Je pousse un peu plus loin, après les discussions intensives que j’ai eues cette semaine lors du Geneva Digital Market, en affirmant que le canton de Genève a un rôle important à jouer pour développer la notion de bien public digital. Pour soutenir les industries créatives, l’Etat doit également promouvoir l’Open source. Les logiciels libres ou Open source qui permettent à la fois la collaboration et la concurrence, stimulent et dynamisent les savoirs et les mettent à la portée du plus grand nombre. Et il ne s’agit pas de gratuité, mais bien de partage. L’Open source casse les monopoles et favorise l’émergence d’acteurs locaux. Il autorise par la suite des améliorations et des corrections, car le code source est disponible.

L’Open source dépasse en effet les modèles économiques actuels et permet cette mutualisation des savoirs. Il n’est pas gratuit, il est partagé, c’est ce qui en fait l’intérêt. C’est une plus juste répartition des ressources qui stimule l’économie et a donc un effet positif sur le travail. Par exemple pour l’industrie créative comme les jeux vidéo ou la réalité augmentée, une branche au sein de laquelle les développeurs-euses utilisent des programmes de logiciels libres dont les codes sources partagés permettent d’améliorer les applications. Les débouchés sur l’emploi sont énormes tout comme ils le sont sur les activités liées au développement économique dans la culture. Je pense notamment au secteur de l’audio diffusion, mais aussi à l’édition.

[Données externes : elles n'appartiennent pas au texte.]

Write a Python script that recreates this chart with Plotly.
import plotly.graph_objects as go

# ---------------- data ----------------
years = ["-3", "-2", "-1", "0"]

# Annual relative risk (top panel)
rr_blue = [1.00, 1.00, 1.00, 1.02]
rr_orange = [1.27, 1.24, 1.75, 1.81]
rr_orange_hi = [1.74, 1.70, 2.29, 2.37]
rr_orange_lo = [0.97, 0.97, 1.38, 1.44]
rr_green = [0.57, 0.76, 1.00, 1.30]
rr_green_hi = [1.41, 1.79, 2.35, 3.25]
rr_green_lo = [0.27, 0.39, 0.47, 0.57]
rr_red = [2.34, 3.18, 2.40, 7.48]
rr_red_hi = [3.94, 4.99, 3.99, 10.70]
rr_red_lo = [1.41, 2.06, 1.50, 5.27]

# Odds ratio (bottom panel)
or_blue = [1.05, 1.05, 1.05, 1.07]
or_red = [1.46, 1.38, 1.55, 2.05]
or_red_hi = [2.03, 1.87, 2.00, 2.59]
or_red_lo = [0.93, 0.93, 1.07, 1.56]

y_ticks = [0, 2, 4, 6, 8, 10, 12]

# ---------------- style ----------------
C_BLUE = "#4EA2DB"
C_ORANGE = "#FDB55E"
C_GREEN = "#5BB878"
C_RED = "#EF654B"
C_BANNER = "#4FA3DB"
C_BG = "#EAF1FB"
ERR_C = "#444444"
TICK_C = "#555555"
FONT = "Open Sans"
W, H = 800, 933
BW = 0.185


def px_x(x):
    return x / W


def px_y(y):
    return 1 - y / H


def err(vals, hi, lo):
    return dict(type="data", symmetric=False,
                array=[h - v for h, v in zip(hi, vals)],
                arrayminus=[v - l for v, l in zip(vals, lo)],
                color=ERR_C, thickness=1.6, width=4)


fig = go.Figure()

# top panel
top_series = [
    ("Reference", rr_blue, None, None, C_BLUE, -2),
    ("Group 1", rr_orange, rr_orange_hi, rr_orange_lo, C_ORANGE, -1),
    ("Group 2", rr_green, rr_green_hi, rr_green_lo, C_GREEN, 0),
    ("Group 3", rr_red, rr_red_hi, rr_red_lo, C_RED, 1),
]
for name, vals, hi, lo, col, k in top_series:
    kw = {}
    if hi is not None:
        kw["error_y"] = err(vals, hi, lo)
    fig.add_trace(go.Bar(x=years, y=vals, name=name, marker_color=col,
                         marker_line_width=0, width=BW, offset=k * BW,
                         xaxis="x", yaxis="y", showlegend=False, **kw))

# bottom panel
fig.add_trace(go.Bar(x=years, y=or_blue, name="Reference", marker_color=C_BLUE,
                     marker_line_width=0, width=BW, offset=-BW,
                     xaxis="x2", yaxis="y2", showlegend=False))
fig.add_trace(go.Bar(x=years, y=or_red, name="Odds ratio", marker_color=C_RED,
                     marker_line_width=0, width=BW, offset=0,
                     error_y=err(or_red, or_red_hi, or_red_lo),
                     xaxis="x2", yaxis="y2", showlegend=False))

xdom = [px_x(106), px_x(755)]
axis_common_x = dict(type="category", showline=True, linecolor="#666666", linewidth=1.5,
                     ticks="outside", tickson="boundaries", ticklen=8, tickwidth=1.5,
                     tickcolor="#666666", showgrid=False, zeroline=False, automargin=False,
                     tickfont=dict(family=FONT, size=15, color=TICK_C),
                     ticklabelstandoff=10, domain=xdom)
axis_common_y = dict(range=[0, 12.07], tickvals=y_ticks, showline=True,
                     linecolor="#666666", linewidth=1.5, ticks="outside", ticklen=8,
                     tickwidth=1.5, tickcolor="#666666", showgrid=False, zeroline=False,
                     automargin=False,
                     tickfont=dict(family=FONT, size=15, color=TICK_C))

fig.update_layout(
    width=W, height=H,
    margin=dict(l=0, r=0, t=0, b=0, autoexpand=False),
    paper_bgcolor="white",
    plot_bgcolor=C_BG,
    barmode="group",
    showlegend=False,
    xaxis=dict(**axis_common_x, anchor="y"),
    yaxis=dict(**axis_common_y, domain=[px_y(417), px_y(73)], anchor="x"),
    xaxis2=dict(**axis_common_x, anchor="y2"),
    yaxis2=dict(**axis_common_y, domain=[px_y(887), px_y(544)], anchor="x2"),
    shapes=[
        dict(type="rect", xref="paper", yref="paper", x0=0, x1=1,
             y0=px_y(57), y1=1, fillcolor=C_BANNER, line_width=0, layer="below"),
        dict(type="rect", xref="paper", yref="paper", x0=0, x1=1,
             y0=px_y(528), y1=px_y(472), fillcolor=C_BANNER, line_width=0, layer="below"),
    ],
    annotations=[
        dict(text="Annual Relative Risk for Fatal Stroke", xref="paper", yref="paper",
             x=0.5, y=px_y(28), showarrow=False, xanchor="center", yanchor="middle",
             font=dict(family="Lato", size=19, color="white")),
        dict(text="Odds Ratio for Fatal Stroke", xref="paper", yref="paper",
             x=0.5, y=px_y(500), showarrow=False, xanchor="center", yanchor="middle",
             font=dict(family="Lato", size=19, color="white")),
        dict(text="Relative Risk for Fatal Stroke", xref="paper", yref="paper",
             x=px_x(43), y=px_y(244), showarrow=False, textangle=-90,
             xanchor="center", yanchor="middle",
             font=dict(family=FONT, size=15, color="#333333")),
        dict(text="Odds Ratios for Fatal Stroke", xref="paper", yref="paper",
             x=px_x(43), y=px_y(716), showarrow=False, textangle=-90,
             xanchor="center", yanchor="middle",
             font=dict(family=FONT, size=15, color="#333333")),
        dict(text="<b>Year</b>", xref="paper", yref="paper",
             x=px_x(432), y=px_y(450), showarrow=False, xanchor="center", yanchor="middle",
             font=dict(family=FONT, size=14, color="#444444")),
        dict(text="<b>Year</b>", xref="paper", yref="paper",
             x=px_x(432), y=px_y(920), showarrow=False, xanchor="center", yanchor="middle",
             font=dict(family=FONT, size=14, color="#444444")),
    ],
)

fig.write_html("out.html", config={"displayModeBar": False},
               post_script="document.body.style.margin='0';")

Cette mutualisation des ressources doit être soutenue par l’Etat.

METTRE EN PLACE LES CONDITIONS POUR ATTIRER ET RETENIR LES TALENTS PROVENANT DES HAUTES ECOLES OU DE L’APPRENTISSAGE

Avec la migration annoncée de la RTS à Ecublens d’ici quelques années, l’Etat- mis devant le fait accompli - doit se battre pour faire de cette délocalisation une opportunité pour les startups de l’audiovisuel, ce d’autant que le Canton est le propriétaire du terrain de la tour RTS. En vidant partiellement le bâtiment, la RTS devrait ainsi pouvoir mettre à disposition des espaces à des tiers actifs dans le domaine de l’industrie créative. Se créerait ainsi un pôle de création digitale, un vrai vivier à Genève !

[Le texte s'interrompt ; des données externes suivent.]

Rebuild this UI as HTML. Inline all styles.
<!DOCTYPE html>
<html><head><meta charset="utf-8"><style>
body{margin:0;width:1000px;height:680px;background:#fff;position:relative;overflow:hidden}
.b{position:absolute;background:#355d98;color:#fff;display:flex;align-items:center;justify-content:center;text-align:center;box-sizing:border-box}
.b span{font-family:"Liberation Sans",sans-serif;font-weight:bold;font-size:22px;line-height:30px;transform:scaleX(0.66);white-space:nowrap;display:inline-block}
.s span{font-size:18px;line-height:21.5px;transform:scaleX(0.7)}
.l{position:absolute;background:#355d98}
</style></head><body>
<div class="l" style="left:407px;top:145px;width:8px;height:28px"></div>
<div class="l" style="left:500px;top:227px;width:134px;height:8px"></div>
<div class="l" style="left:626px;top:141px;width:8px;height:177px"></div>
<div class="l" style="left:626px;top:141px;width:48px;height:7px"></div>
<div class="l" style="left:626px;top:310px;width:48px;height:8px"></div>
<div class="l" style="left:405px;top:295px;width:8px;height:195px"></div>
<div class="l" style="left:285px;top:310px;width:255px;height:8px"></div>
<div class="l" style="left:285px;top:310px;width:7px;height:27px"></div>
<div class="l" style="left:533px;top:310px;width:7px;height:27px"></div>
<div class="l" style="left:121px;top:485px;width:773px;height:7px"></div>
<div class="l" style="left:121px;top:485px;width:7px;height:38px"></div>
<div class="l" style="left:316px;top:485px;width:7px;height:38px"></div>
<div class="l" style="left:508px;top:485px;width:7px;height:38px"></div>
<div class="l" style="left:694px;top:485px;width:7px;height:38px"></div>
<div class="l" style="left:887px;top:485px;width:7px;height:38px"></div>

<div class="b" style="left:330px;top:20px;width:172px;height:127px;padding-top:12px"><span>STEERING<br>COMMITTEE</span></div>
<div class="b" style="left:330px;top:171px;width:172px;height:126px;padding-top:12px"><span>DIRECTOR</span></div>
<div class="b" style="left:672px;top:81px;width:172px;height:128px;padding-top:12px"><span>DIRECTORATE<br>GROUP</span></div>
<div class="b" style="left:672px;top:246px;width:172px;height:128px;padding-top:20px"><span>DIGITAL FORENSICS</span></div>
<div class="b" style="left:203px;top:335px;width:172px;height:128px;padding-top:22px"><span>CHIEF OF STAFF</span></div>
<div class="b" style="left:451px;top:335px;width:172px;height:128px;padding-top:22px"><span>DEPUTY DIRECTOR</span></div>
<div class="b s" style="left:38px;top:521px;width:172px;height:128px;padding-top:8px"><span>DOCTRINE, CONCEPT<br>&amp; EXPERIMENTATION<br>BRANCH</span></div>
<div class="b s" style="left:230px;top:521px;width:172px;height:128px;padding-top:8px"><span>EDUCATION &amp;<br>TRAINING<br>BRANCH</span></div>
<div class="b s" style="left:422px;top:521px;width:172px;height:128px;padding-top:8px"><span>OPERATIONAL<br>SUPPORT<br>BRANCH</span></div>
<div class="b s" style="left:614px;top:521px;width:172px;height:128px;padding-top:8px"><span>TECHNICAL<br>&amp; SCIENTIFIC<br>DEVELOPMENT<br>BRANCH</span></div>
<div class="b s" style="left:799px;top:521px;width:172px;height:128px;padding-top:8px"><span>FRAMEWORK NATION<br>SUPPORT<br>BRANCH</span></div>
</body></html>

La transformation numérique nécessite des compétences pour lesquelles l’administration cantonale est en concurrence avec de nombreux acteurs. En plus de servir le bien commun, l’Etat peut également soutenir les start-ups innovantes avec des programmes d’attraction de talents, de promotion de l’apprentissage, ou de conseil aux entreprises qui doivent être en lien avec les instituts d’excellence que nous avons en Suisse, eux-mêmes en réseau avec les instituts d’excellence dans le monde entier. 

C’est aussi l’intelligence adaptative que les pouvoirs publics doivent promouvoir à travers une formation adaptée pour que chacun et chacune puisse trouver un emploi et ne soit pas exclu-e de la révolution numérique. Pour ce faire, il s’agit notamment d’encourager et faciliter la formation continue tout au long de la vie, tout en alignant la formation aux besoins de l’économie et en développant les compétences techniques nécessaires afin  que les sociétés de productions puissent dépenser sur notre territoire et que les synergies entre sociétés de production suisses et étrangères bénéficient également aux professionnel-le-s, technicien-ne-s et acteurs de Genève.